Ischemia differs in men, women under mental stress
At the heart of things, men and women do react differently to stress. According to a study published in the Oct. 21 issue of the Journal of the American College of Cardiology, the physical impact of mental and emotional stress on the heart and its function differs between men and women.
This finding comes from a second look at heart disease patients enrolled in the REMIT (Responses of Myocardial Ischemia to Escitalopram Treatment) study. REMIT enrolled patients with stable coronary disease and mental stress-induced ischemia with the intent to find differences between Escitalopram (Lexapro, Forest Laboratories) on stress against a control.
Zainab Samad, MD, MHS, of the Department of Medicine at Duke University Medical Center in Durham, N.C., and colleagues, assessed data on 56 women and 254 men enrolled in the larger study. However, instead of looking at drug control, Samad et al sought the differences between men and women and their stress responses. Over a two-day period, patients underwent psychiatric assessment, psychometric testing and the mental and exercise stress testing protocols. Mental stress testing involved three mental stress tasks: arithmetic, mirror trace and anger recall.
At baseline and toward the end of each stress period, patients underwent echocardiography to determine ischemia in real time. Blood pressure was measured throughout along with electrocardiogram recordings. Samad et al collected blood samples at rest and at the end of mental stress testing.
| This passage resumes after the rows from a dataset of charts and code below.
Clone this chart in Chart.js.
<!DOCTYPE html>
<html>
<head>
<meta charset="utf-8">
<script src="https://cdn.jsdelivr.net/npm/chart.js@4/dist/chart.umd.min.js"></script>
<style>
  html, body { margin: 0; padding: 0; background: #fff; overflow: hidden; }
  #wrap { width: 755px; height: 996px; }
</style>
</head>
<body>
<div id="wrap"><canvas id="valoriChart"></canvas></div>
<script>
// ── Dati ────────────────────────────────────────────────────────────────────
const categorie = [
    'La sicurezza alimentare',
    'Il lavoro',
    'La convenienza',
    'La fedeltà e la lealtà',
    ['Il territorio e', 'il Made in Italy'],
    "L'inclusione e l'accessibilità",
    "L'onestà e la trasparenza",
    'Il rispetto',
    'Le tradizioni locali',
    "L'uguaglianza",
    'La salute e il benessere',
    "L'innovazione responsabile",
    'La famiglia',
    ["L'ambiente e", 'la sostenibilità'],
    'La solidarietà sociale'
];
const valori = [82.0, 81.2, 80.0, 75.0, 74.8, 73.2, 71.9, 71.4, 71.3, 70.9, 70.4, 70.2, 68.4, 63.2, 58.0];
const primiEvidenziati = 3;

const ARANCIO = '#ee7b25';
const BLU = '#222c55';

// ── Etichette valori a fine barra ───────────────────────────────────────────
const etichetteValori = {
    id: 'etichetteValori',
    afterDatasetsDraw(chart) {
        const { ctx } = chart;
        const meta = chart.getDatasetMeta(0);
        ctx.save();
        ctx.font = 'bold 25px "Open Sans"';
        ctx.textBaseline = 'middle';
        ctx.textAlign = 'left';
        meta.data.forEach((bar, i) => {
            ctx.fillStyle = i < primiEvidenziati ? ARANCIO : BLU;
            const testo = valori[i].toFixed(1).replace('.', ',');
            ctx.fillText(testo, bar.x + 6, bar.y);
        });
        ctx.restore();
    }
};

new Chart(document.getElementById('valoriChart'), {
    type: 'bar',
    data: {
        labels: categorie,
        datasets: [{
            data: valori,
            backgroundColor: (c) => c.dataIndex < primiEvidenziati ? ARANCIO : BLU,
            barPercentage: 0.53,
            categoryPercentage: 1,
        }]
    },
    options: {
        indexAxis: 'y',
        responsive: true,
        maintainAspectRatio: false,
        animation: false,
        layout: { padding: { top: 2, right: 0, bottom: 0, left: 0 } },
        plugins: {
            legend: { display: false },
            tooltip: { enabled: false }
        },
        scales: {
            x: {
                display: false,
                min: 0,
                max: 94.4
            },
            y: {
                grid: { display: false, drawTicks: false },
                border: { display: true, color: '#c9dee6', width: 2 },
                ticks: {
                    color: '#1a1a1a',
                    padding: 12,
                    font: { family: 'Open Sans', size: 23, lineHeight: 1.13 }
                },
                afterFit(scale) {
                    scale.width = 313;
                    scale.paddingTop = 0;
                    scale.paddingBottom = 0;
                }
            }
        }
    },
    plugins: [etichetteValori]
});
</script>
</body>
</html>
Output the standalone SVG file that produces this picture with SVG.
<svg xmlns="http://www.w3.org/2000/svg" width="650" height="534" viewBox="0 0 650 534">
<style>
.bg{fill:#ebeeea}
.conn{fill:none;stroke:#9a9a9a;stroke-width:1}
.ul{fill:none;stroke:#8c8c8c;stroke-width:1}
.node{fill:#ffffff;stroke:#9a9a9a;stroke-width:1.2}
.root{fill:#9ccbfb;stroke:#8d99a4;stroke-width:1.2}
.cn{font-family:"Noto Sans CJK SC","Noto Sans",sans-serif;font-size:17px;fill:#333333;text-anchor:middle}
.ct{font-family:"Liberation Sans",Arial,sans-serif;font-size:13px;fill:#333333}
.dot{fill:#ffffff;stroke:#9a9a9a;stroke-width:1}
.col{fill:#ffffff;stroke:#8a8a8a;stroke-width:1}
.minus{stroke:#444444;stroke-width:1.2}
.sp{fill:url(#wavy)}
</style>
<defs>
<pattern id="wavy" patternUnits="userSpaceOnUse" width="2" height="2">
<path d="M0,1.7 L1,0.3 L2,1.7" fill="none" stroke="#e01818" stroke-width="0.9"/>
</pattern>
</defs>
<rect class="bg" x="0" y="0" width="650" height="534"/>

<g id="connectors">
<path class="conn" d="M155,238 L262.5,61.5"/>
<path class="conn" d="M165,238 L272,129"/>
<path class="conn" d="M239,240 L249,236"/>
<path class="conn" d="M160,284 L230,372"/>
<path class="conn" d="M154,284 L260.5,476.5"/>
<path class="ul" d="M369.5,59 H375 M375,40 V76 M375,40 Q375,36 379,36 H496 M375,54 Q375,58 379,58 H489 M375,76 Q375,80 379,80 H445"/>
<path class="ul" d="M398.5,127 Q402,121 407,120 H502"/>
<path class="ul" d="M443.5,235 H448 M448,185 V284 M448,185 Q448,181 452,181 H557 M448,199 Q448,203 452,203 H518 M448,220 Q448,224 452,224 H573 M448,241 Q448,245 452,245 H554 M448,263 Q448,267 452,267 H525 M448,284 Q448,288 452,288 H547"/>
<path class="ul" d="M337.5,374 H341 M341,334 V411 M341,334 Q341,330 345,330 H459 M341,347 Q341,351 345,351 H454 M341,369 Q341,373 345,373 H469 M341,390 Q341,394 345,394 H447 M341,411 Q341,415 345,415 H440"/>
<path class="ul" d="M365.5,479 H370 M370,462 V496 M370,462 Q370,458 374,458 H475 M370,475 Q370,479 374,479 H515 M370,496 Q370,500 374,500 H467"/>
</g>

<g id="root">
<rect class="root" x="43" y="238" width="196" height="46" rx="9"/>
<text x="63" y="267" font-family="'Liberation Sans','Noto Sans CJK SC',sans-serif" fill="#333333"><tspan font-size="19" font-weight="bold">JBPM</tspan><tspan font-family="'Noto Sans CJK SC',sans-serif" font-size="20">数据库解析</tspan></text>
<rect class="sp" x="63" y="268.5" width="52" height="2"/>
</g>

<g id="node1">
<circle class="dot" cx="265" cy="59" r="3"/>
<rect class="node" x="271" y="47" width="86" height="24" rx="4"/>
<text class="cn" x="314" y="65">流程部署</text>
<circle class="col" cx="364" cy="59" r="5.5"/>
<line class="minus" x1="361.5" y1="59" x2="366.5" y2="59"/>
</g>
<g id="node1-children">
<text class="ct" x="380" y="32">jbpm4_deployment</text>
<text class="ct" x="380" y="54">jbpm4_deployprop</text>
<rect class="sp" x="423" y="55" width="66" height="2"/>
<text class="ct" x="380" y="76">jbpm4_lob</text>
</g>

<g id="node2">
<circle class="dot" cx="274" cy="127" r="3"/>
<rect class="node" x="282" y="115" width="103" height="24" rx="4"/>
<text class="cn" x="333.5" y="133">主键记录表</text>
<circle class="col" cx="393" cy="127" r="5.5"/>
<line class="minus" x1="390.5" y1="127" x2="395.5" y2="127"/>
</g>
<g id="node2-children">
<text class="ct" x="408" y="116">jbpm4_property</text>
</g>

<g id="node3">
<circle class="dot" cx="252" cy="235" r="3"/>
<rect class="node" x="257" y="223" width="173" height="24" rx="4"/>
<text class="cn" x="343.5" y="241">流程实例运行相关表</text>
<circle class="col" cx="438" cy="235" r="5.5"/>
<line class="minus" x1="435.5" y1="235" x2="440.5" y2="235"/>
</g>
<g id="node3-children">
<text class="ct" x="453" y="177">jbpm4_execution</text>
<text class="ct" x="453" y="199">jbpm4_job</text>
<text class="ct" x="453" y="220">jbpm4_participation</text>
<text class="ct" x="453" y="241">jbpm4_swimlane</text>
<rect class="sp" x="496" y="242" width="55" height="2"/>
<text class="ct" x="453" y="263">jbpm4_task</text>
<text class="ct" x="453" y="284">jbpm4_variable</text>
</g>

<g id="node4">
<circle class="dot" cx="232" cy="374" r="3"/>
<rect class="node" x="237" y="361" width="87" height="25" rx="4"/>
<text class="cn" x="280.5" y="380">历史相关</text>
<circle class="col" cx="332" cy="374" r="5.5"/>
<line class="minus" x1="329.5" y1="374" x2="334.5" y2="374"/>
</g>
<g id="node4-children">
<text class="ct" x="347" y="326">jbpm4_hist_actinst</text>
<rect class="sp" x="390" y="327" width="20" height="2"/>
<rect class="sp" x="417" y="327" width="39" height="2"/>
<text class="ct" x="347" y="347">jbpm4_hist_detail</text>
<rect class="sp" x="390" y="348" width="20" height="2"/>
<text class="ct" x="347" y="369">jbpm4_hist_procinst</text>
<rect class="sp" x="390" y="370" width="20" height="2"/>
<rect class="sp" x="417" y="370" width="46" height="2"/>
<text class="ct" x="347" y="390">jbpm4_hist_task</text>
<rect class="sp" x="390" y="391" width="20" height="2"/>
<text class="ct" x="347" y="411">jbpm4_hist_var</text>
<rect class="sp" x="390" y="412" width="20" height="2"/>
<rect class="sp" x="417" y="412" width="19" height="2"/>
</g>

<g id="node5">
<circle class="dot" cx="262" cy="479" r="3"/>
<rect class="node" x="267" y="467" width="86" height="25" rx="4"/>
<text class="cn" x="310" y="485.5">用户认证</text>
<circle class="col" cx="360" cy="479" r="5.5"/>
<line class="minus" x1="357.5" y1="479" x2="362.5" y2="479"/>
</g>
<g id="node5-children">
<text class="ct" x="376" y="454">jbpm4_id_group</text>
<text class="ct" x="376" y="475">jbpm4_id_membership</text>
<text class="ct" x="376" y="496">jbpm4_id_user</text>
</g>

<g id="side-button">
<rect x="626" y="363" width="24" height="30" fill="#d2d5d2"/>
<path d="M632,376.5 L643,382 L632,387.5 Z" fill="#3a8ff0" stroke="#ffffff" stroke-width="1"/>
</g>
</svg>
They found women had more mental stress-induced MI and had higher collagen-stimulated platelet aggregation than men. Women also showed decreased blood flow to the heart. Men, on the other hand, were more likely to show changes in blood pressure and heart rate as a result to mental stress.
Women also showed a greater increase in negative and decrease in positive emotions compared with men during the stress test.
In a press release, Samad said, "This study also underscores the inadequacy of available risk prediction tools, which currently fail to measure an entire facet of risk, i.e. the impact of negative physiological responses to psychological stress in both sexes, and especially so among women."
Samad et al stressed that further studies were needed to explore the association of sex in differences to mental stress, heart response and long-term outcomes.